May you live in interesting times, the old Chinese curse goes. It could be applied to English rugby league right now.
The sport has been rocked by two big developments in the space of just four days with the departure of Rugby Football League (RFL) chief executive Nigel Wood and executive director Roger Draper. Wood’s exit was not exactly a huge surprise, considering he was ousted from his Super League board role late last year and is staying in rugby league as the CEO of the Rugby League International Federation (RLIF), albeit in a global role.
But Draper’s shock exit not even a week later, after only 12 months in his role, means two of the most powerful figures in the UK game are gone. And they have left at a key moment in the sport, as Super League clubs clamour to reassert control of the competition and make major changes, and England is left without a national team coach.
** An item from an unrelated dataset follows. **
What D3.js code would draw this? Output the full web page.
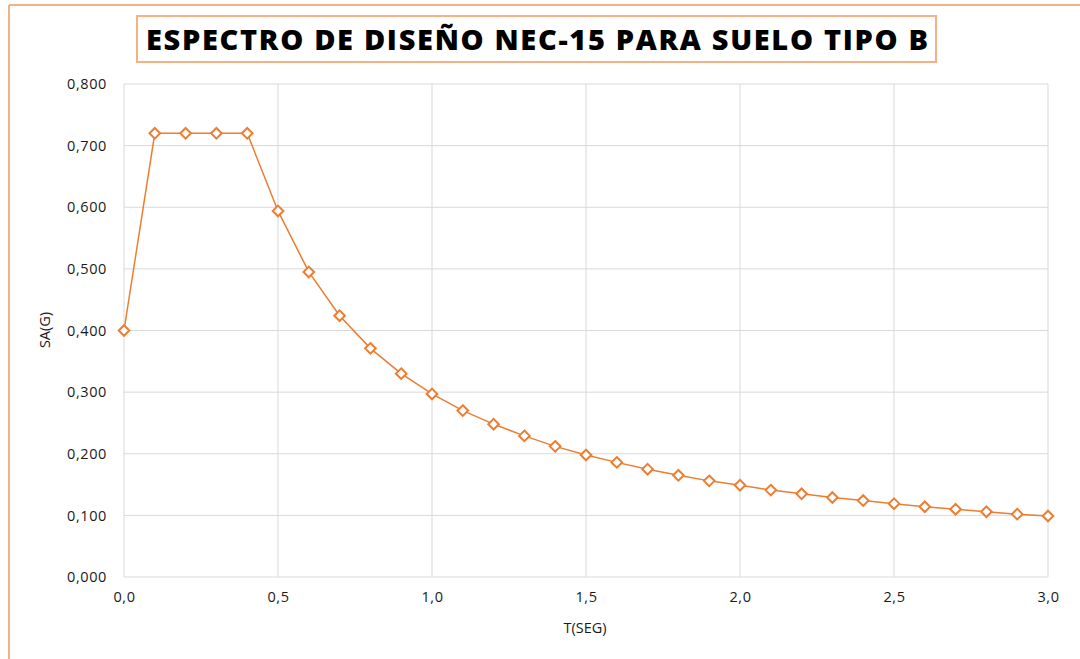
<!DOCTYPE html>
<html><head><meta charset="utf-8">
<script src="https://cdn.jsdelivr.net/npm/d3@7"></script>
<style>
html,body{margin:0;padding:0;background:#fff;}
svg{display:block;}
</style></head>
<body>
<svg id="chart" width="1080" height="659"></svg>
<script>
const periods = [0.0,0.1,0.2,0.3,0.4,0.5,0.6,0.7,0.8,0.9,1.0,1.1,1.2,1.3,1.4,1.5,1.6,1.7,1.8,1.9,2.0,2.1,2.2,2.3,2.4,2.5,2.6,2.7,2.8,2.9,3.0];
const saValues = [0.400,0.720,0.720,0.720,0.720,0.594,0.495,0.424,0.371,0.330,0.297,0.270,0.248,0.229,0.212,0.198,0.186,0.175,0.165,0.156,0.149,0.141,0.135,0.129,0.124,0.119,0.114,0.110,0.106,0.102,0.099];
const xTicks = [0.0,0.5,1.0,1.5,2.0,2.5,3.0];
const yTicks = [0.0,0.1,0.2,0.3,0.4,0.5,0.6,0.7,0.8];
const titleText = "ESPECTRO DE DISEÑO NEC-15 PARA SUELO TIPO B";
const xTitle = "T(SEG)";
const yTitle = "SA(G)";

const svg = d3.select("#chart");
const font = "'Open Sans', 'Liberation Sans', sans-serif";
const orange = "#ED7D31";
const frame = "#F4B183";

// outer frame (only left and top visible)
svg.append("line").attr("x1",9).attr("x2",9).attr("y1",5).attr("y2",659).attr("stroke",frame).attr("stroke-width",2);
svg.append("line").attr("x1",9).attr("x2",1080).attr("y1",5).attr("y2",5).attr("stroke",frame).attr("stroke-width",2);

// title box
svg.append("rect").attr("x",137).attr("y",16).attr("width",799).attr("height",46)
  .attr("fill","#fff").attr("stroke",frame).attr("stroke-width",2);
svg.append("text").attr("x",537).attr("y",50).attr("text-anchor","middle")
  .attr("font-family",font).attr("font-weight",800).attr("font-size",29)
  .attr("textLength",782).attr("lengthAdjust","spacing")
  .attr("fill","#000").text(titleText);

const x = d3.scaleLinear().domain([0,3]).range([124,1048]);
const y = d3.scaleLinear().domain([0,0.8]).range([577,84]);

// gridlines
svg.append("g").selectAll("line").data(yTicks).join("line")
  .attr("x1",x(0)).attr("x2",x(3)).attr("y1",d=>y(d)).attr("y2",d=>y(d))
  .attr("stroke","#D9D9D9").attr("stroke-width",1);
svg.append("g").selectAll("line").data(xTicks).join("line")
  .attr("x1",d=>x(d)).attr("x2",d=>x(d)).attr("y1",y(0)).attr("y2",y(0.8))
  .attr("stroke","#D9D9D9").attr("stroke-width",1);

// axes labels via d3 axes
const fmtY = v => d3.format(".3f")(v).replace(".",",");
const fmtX = v => d3.format(".1f")(v).replace(".",",");
const yAxis = svg.append("g").attr("transform",`translate(${x(0)},0)`)
  .call(d3.axisLeft(y).tickValues(yTicks).tickFormat(fmtY).tickSize(0).tickPadding(17));
yAxis.select(".domain").remove();
yAxis.selectAll("text").attr("font-family",font).attr("font-size",14.5).attr("fill","#1a1a1a").attr("letter-spacing","0.6px");
const xAxis = svg.append("g").attr("transform",`translate(0,${y(0)})`)
  .call(d3.axisBottom(x).tickValues(xTicks).tickFormat(fmtX).tickSize(0).tickPadding(15));
xAxis.select(".domain").remove();
xAxis.selectAll("text").attr("font-family",font).attr("font-size",14.5).attr("fill","#1a1a1a").attr("letter-spacing","0.6px");

svg.append("text").attr("x",585).attr("y",633).attr("text-anchor","middle")
  .attr("font-family",font).attr("font-size",14.5).attr("fill","#1a1a1a").text(xTitle);
svg.append("text").attr("transform","translate(50,330) rotate(-90)").attr("text-anchor","middle")
  .attr("font-family",font).attr("font-size",14.5).attr("fill","#1a1a1a").text(yTitle);

const data = periods.map((t,i)=>({t, v: saValues[i]}));
svg.append("path").datum(data)
  .attr("d", d3.line().x(d=>x(d.t)).y(d=>y(d.v)))
  .attr("fill","none").attr("stroke",orange).attr("stroke-width",1.5);

const sym = d3.symbol().type(d3.symbolDiamond2).size(72);
svg.append("g").selectAll("path").data(data).join("path")
  .attr("transform",d=>`translate(${x(d.t)},${y(d.v)})`)
  .attr("d",sym).attr("fill","#fff").attr("stroke",orange).attr("stroke-width",2);
</script>
</body></html>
There is also the small issue of the future of the Super 8s format, the application of a New York franchise into the league, along with others from the United States and Canada, and a mid-season Test with New Zealand in Denver to sort out, along with a World Cup on British soil in 2021 to plan for. Complicating things further somewhat is the news that two of the likely top candidates to replace Wood, former RFL executives Sally Bolton and Blake Solly, won’t be applying for the job.
The winds of change are blowing across rugby league. The sport is at a turning point and who takes control at the RFL now is critical. A mistake with the next appointment cannot be afforded.
Crowds in Super League along with TV ratings are stagnant. Several clubs in the Championship and League 1, the tiers below Super League, are teetering on financial oblivion and struggling to attract fans. Amateur participation has plunged. The stadia of many clubs is crumbling and archaic. Hard decisions need to be made in the next 12 months about what the future of Super League, indeed of rugby league in the UK, will be like.
- Does Super League need to go to 14 teams and split from the rest in a Premier League/NFL style move?
- Should the three divisions be scrapped and a consolidation of just two professional competitions be created?
- Does a form of licensing need to brought back?
- Should this path of North American expansion, which saw the introduction of Toronto Wolfpack last year, be continued?
- How can the sport be better marketed and more kids encouraged to pick up a Rhino or Steeden ball?
Many within the sport are hoping now is the opportunity for change, for fresh leadership and innovation. Not a time for someone from the old guard or blazer brigade to continue down the same road, but a chance for a new face and leader to take rugby league forward. Someone not only with charisma who is media-savvy, brave and experienced but a person who will make the RFL more transparent and engage better with its key stakeholders.
For the first time since perhaps 29 March, 1996, which saw the birth of Super League in Paris, has rugby league as ripe for change. Time will tell if we entering a new era or whether it is just another false dawn.